The new study has encouraging answers to those questions. The team developed models for six different salt concentrations that could maintain liquid temperatures from -207 degrees to around 80 degrees Fahrenheit, and account for various pressures found around the planet. The models say all that salty liquid is more than capable of capturing the pitiful amounts of oxygen strewn above the Martian surface. In fact, the models suggest “there’s actually more oxygen on Mars today than there was on Earth when photosynthesis first began,” says Ward. “That suggests there might actually be enough [oxygen] that you can use it to drive metabolism in microorganisms.” For aerobes that use oxygen to eat carbon for energy, “it turns out there’s actually plenty of oxygen in these brines to support bacteria and some sponges doing just that.” The findings also suggest there is enough oxygen on the surface and subsurface of Mars to support energy harvesting from other sources, like methane and iron.

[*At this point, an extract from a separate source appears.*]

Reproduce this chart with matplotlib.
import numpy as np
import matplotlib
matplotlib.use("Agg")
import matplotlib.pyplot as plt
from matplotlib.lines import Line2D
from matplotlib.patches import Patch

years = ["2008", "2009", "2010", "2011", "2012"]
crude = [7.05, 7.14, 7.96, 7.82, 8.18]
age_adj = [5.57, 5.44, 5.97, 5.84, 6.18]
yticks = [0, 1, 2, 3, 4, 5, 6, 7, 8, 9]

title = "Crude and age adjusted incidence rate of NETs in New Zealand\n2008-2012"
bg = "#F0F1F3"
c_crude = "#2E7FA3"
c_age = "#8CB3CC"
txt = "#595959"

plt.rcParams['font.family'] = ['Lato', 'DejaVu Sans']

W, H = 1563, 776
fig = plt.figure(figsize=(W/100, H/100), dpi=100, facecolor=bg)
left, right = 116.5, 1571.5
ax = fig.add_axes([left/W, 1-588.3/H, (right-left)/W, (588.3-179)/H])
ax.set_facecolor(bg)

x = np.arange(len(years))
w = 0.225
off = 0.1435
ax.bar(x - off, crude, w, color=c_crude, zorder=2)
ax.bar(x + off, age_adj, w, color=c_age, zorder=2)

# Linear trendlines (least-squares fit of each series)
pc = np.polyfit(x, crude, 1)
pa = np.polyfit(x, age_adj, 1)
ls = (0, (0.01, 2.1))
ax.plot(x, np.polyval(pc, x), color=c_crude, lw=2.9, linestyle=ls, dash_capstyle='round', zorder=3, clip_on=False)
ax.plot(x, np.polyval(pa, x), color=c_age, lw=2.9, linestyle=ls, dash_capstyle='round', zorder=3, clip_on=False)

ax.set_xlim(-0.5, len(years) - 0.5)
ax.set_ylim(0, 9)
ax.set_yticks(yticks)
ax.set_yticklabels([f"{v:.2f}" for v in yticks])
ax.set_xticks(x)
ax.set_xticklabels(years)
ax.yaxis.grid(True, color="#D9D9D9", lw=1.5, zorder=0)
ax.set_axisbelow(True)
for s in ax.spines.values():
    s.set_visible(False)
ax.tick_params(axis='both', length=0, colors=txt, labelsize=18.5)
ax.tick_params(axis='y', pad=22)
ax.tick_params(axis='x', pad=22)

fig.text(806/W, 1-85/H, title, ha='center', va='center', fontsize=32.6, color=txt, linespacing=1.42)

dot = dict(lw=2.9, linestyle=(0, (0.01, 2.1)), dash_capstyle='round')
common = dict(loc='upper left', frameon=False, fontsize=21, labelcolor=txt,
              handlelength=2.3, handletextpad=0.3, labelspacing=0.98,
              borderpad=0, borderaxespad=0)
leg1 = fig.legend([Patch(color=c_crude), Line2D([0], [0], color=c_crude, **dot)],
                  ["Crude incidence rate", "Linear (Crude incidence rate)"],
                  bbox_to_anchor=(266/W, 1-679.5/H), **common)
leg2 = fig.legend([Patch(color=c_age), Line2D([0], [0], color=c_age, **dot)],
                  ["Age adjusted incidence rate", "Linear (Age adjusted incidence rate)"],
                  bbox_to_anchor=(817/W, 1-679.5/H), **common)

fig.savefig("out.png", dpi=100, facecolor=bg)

Sponges are a particularly useful model when thinking about what could survive these environments. “Sponges are one of the earliest sorts of animals to evolve,” says Ward. They’re simple filter feeders able to survive on bacteria, and can get by in very simple ecosystems. Ward does admit “for the sake of looking at the potential of life on Mars and other planets, we’re better off thinking exclusively in terms of microbes,” but the attenuated oxygen requirements of sponges is interesting to think about when we ponder what could evolve on Mars.
Ward and his team hope the findings are a first step in helping scientists draft a map of regions on Mars likely to support the largest oxygen concentrations, based on temperature and air pressure, and overlaying it with another map that illustrates the planet’s biggest points of hydrogen and methane that could be consumed for energy. “We could actually point to places on Mars that have the biggest opportunity for detecting biological activity” and potential biomass, he says. The study could also help us shed light on the potential for other worlds like Europa to foster life.

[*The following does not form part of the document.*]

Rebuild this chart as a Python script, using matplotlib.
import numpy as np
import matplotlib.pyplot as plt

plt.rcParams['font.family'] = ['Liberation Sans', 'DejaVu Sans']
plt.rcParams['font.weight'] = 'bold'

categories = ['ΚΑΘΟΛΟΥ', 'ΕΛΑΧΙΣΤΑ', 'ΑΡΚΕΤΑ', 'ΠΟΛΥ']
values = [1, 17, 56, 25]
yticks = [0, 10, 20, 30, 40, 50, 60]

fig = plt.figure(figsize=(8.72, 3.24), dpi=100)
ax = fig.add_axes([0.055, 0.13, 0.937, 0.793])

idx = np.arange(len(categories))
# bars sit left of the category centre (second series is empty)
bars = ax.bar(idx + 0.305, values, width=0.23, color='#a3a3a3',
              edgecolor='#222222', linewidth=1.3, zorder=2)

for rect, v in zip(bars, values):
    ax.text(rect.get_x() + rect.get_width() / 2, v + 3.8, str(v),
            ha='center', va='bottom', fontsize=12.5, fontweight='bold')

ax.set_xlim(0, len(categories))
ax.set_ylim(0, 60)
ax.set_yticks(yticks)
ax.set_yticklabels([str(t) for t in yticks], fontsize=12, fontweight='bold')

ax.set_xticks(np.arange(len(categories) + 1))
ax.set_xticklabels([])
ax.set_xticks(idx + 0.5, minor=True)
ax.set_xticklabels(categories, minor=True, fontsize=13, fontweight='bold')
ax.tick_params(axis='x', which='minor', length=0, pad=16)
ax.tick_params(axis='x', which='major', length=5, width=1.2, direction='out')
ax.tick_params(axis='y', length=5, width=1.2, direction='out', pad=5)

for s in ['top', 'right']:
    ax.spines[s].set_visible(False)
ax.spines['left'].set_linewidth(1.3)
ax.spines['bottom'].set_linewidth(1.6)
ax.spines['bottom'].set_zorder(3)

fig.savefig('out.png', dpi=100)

Naturally, there are reasons to be a little cautious about the study’s implications, given that it’s based on computer modeling and not direct observations. It’ll be difficult to confirm the findings—not just on Mars, but also here on Earth, where scientists so far have been unable to run controlled lab experiments that lead to good measurements of oxygen solubility in very cold brines. On Mars itself, we need to be able to study brines that have enough contact with the atmosphere to facilitate gas exchange and allow for oxygen in the air to dissolve into the water.
Jonathan Toner, an astrobiologist at the University of Washington who was not involved with the study, thought the paper did a good job showing that oxygen content in the Martian brines may not be a limiting factor for life, and also found it interesting to see a discussion of atmospheric interactions with the brines, which “could also have implications beyond habitability,” he says. Still, he emphasizes that high oxygen here is only possible with extremely high rates of salinity, which is “very challenging” for life. Combined with average temperatures as low as -67 degrees Fahrenheit, “and you have conditions not known to support any life on Earth. Life needs not just one factor, such as a supply of oxygen, but an array of factors all present at once.” If life exists on present-day Mars, “it would have to adapt to extremely low nutrient supplies, low temperatures, and high salinity, to an extent greater than anything living on Earth is known to tolerate.”
Still, few studies have so far suggested we could dare dream of such complex forms of life on Mars. But with every year, Mars proves to be more tantalizing than we predicted. Scientists tasked with looking for life on the red planet have a lot to check off on their to-do lists.